Cosby, and the Kellermans' Wisdom

 When I write, it is usually me putting down the words I wish I could say out loud, but can't.   The part of my head that vocalizes is slow, and feels somehow disconnected from the rest of my mind.  If a situation is tense for any reason, my mind does something I refer to as "shut down" mode.  This makes my mind even slower.  It can take hours, or days, or even longer, for my mind to catch up to what was happening that made my brain shut down.  At that point, I can think of what I would like to have said in response to whatever was happening.  This is the source of a lot of what I have written since I was nine, and I wrote my first poem, about a dog dying on the side of the road in front of a church, and nobody else was noticing what a car had done to that dog, how it was suffering.

When my kids were growing up, I was seen as a permissive, ungodly parent.  I own that, one-hundred percent.  Still would be, today.  Pikachu was not demonic, any music my kids liked could be played in our van or from the ancient boom box in our backyard, and if my kids asked to see a movie or TV show, and it wasn't rated pg, I simply watched it with them, so they could ask questions about topics they didn't understand.  I once heard author Faye Kellerman say that she and her husband, author Jonathan Kellerman, did not restrict what their children read, they simply read whatever it was, too, and discussed it with the interested child.  This made sense to me.  It did not make sense to any other parents I knew.  I know my parenting skills were called into question a lot.  In looking back, my biggest mistakes were the times I let others pressure me into changing my initial parenting decisions.

My kids enjoyed comedians.  I cannot tell you how awesome it was for me to share Bill Cosby's classic stage performance with them, and hear them quote from that special, like my sis and I once did, back when that special aired for the first time.  My kids would repeat those jokes, on the way to the dentist, or on a morning I would let them talk me into serving leftover chocolate cake for breakfast.  (Yes, with orange juice.)  It broke all of our hearts when Cosby's predatory behavior was finally made public.  Mr. Cosby was a hero to my oldest son.  Even that, though painful to discover, was a learning time for my kids, as I explained how predators in this world can hide their behavior.  Later, when my daughter had a close classmate experience sexual abuse by a beloved teacher, and someone in the middle of that mess did take their own life because of the pain, the lessons were clearer, to my daughter.  It was part of her encouraging me to blog about my childhood, because she had, a couple of times, gotten a gut feeling that her friend was being harmed by their teacher, but my daughter did as most of society does, talked herself out of what her gut had known.  She realized why predators get away with harming kids.  She told me I needed to write about that, so kids could be better protected.

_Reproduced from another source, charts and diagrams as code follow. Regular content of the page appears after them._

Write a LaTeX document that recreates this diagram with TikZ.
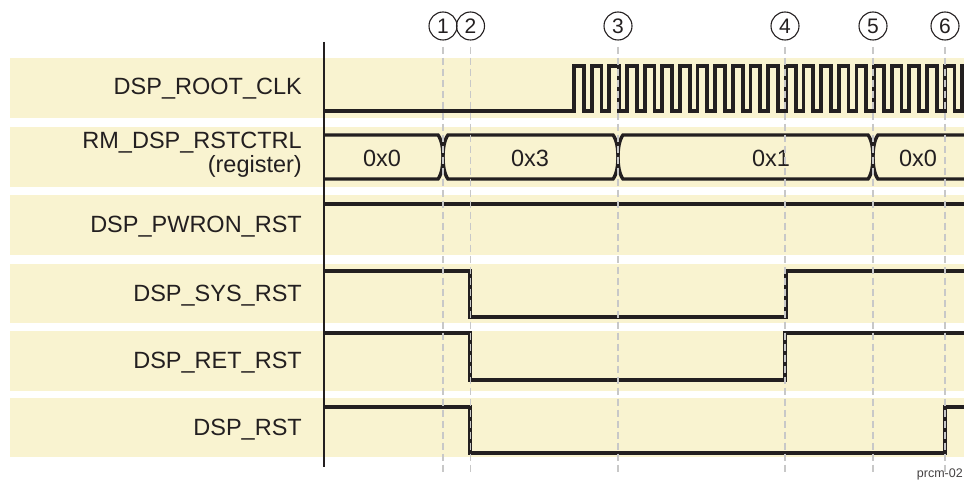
\documentclass[tikz,border=0pt]{standalone}
\usepackage{fontspec}
\setmainfont{Liberation Sans}
\definecolor{band}{RGB}{249,243,208}
\definecolor{ink}{RGB}{35,31,32}
\definecolor{guide}{RGB}{200,200,200}
\begin{document}
\begin{tikzpicture}[x=1pt,y=-1pt,
  bandbox/.style={fill=band,draw=none,minimum width=954pt,minimum height=60pt,anchor=north west,inner sep=0},
  sig/.style={draw=ink,line width=3.4pt,line join=miter},
  clk/.style={draw=ink,line width=3.8pt,line join=miter},
  lbl/.style={text=ink,font=\fontsize{23.5}{24}\selectfont,align=right,inner sep=0},
  val/.style={text=ink,font=\fontsize{23.5}{24}\selectfont,inner sep=0,anchor=base},
  marker/.style={circle,draw=ink,line width=1.1pt,minimum size=28pt,inner sep=0,text=ink,font=\fontsize{21}{21}\selectfont},
  guideline/.style={draw=guide,line width=1.6pt,dash pattern=on 7pt off 4pt,shorten <=6pt},
]
\useasboundingbox (0,0) rectangle (964,481);
% bands
\node[bandbox] (b1) at (10,58) {};
\node[bandbox] (b2) at (10,127) {};
\node[bandbox] (b3) at (10,195) {};
\node[bandbox,minimum height=59pt] (b4) at (10,264) {};
\node[bandbox] (b5) at (10,331) {};
\node[bandbox,minimum height=59pt] (b6) at (10,398) {};
% labels
\node[lbl,anchor=base east] (l1) at (302,95) {DSP\_ROOT\_CLK};
\node[lbl,anchor=east] (l2) at (302,154.4) {RM\_DSP\_RSTCTRL\\(register)};
\node[lbl,anchor=base east] (l3) at (302,233) {DSP\_PWRON\_RST};
\node[lbl,anchor=base east] (l4) at (302,301) {DSP\_SYS\_RST};
\node[lbl,anchor=base east] (l5) at (302,368) {DSP\_RET\_RST};
\node[lbl,anchor=base east] (l6) at (302,435) {DSP\_RST};
% axis
\coordinate (axtop) at (324,42);
\coordinate (axbot) at (324,467);
\draw[ink,line width=1.8pt] (axtop) -- (axbot);
% clock
\draw[clk] (324,111) foreach \k in {0,...,21} {
  -- ({574+\k*17.65},111) -- ({574+\k*17.65},66) -- ({574+\k*17.65+9.8},66) -- ({574+\k*17.65+9.8},111) }
  -- ({574+22*17.65},111) -- ({574+22*17.65},66) -- (970,66);
% register bus
\draw[sig] (324,135) -- (438,135) .. controls (442,140) and (443,150) .. (443,157)
  .. controls (443,164) and (442,174) .. (438,179) -- (324,179);
\draw[sig] (448,135) -- (613,135) .. controls (617,140) and (618,150) .. (618,157)
  .. controls (618,164) and (617,174) .. (613,179) -- (448,179)
  .. controls (444,174) and (443,164) .. (443,157) .. controls (443,150) and (444,140) .. cycle;
\draw[sig] (623,135) -- (868,135) .. controls (872,140) and (873,150) .. (873,157)
  .. controls (873,164) and (872,174) .. (868,179) -- (623,179)
  .. controls (619,174) and (618,164) .. (618,157) .. controls (618,150) and (619,140) .. cycle;
\draw[sig] (970,135) -- (878,135) .. controls (874,140) and (873,150) .. (873,157)
  .. controls (873,164) and (874,174) .. (878,179) -- (970,179);
\node[val] (v0) at (382,166.5) {0x0};
\node[val] (v3) at (530,166.5) {0x3};
\node[val] (v1) at (771,166.5) {0x1};
\node[val] (v0b) at (918,166.5) {0x0};
% resets
\draw[sig] (324,204) -- (970,204);
\draw[sig] (324,271) -- (470,271) -- (470,317) -- (786,317) -- (786,271) -- (970,271);
\draw[sig] (324,333) -- (470,333) -- (470,380) -- (785,380) -- (785,333) -- (970,333);
\draw[sig] (324,407) -- (470,407) -- (470,453) -- (945,453) -- (945,407) -- (970,407);
% markers and guides
\foreach \n/\x in {1/443,2/470.5,3/618,4/785,5/873,6/945} {
  \node[marker] (m\n) at (\x,26) {\n};
  \coordinate (g\n) at (\x,472);
  \draw[guideline] (m\n.south) -- (g\n);
}
\node[text=ink!85,font=\fontsize{12.5}{12.5}\selectfont,anchor=base east,inner sep=0] (tag) at (963,477) {prcm-02};
\end{tikzpicture}
\end{document}
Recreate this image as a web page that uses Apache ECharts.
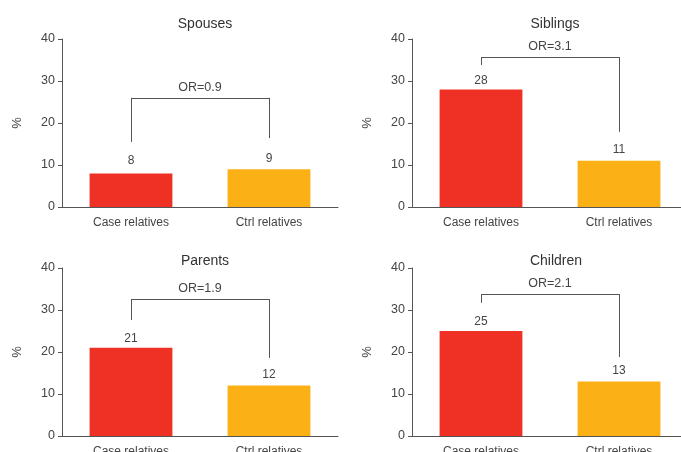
<!DOCTYPE html>
<html>
<head>
<meta charset="utf-8">
<script src="https://cdn.jsdelivr.net/npm/echarts@6/dist/echarts.min.js"></script>
<style>
  html, body { margin: 0; padding: 0; background: #fff; }
  #chart { width: 681px; height: 452px; }
</style>
</head>
<body>
<div id="chart"></div>
<script>
// Share of relatives affected, case vs control families, by relationship
const categories = ['Case relatives', 'Ctrl relatives'];
const panelTitles = ['Spouses', 'Siblings', 'Parents', 'Children'];
const caseValues = [8, 28, 21, 25];
const ctrlValues = [9, 11, 12, 13];
const oddsRatios = ['0.9', '3.1', '1.9', '2.1'];
// Bracket levels (in % units): left foot, bridge, right foot
const bracketLeft = [15.5, 33.8, 27.6, 31.7];
const bracketTop = [26, 35.7, 32.6, 33.8];
const bracketRight = [16.4, 17.9, 18.6, 18.8];
const yTicks = [0, 10, 20, 30, 40];
const barColors = ['#ee3124', '#fbb116'];

const textColor = '#444';
const lineColor = '#555';
const font = 'Liberation Sans, Arial, sans-serif';

// layout of the 2x2 panels
const panels = [
  { left: 62, top: 39, cx: 200, ty: 12 },
  { left: 412, top: 39, cx: 550, ty: 12 },
  { left: 62, top: 268, cx: 200, ty: 249 },
  { left: 412, top: 268, cx: 551, ty: 249 }
];

const option = {
  animation: false,
  textStyle: { fontFamily: font },
  title: [], grid: [], xAxis: [], yAxis: [], series: []
};

panels.forEach((p, i) => {
  option.title.push({
    text: panelTitles[i], left: p.cx, top: p.ty, textAlign: 'center',
    textStyle: { fontSize: 14, fontWeight: 'normal', color: '#333', fontFamily: font }
  });
  option.grid.push({
    left: p.left, top: p.top, width: 276, height: 168,
    outerBoundsMode: 'none', containLabel: false
  });
  option.xAxis.push({
    type: 'category', gridIndex: i, data: categories,
    axisLine: { lineStyle: { color: lineColor, width: 1 } },
    axisTick: { show: false },
    axisLabel: { color: textColor, fontSize: 12, margin: 10, fontFamily: font }
  });
  option.yAxis.push({
    type: 'value', gridIndex: i, min: yTicks[0], max: yTicks[yTicks.length - 1], interval: 10,
    name: '%', nameLocation: 'middle', nameGap: 38, nameRotate: 90,
    nameTextStyle: { color: textColor, fontSize: 13, fontFamily: font },
    axisLine: { show: true, lineStyle: { color: lineColor, width: 1 } },
    axisTick: { show: true, length: 4, lineStyle: { color: lineColor } },
    splitLine: { show: false },
    axisLabel: { color: textColor, fontSize: 12.5, margin: 7, fontFamily: font }
  });

  const segLabelOff = { show: false };
  const orLabel = {
    show: true, position: 'middle', formatter: 'OR=' + oddsRatios[i],
    color: textColor, fontSize: 12.5, distance: 4, fontFamily: font
  };

  option.series.push({
    type: 'bar', xAxisIndex: i, yAxisIndex: i, barWidth: '60%',
    data: [
      { value: caseValues[i], itemStyle: { color: barColors[0] },
        label: { distance: caseValues[i] > bracketLeft[i] - 7 ? 3 : 7 } },
      { value: ctrlValues[i], itemStyle: { color: barColors[1] } }
    ],
    label: { show: true, position: 'top', color: textColor, fontSize: 12, fontFamily: font },
    markLine: {
      silent: true, symbol: ['none', 'none'],
      lineStyle: { color: lineColor, width: 1, type: 'solid' },
      label: segLabelOff,
      data: [
        [{ coord: [0, bracketLeft[i]], label: segLabelOff }, { coord: [0, bracketTop[i]] }],
        [{ coord: [0, bracketTop[i]], label: orLabel }, { coord: [1, bracketTop[i]], label: orLabel }],
        [{ coord: [1, bracketTop[i]], label: segLabelOff }, { coord: [1, bracketRight[i]] }]
      ]
    }
  });
});

const chart = echarts.init(document.getElementById('chart'), null, { renderer: 'canvas' });
chart.setOption(option);
</script>
</body>
</html>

I do not believe in censorship.  But I do believe in parents/guardians/adults making sure children and vulnerable young people are protected from predators.  Joking about sex can be funny as hell.  Joking about past partners who were difficult elicits a lot of laughs.  But using sexual circumstances to groom, misuse, and re-exploit much younger emotionally damaged youth is always wrong.  To joke about an emotionally damaged much younger girl, as if she was an equal peer in a healthy relationship, is always bullshit. That is predatory behavior. 

Censorship is bullshit.  Blindly letting a 59 yr-old man harm mentally and emotionally damaged much younger girls, blindly letting that man start publicly grooming little children so they see him as safe, is wrong.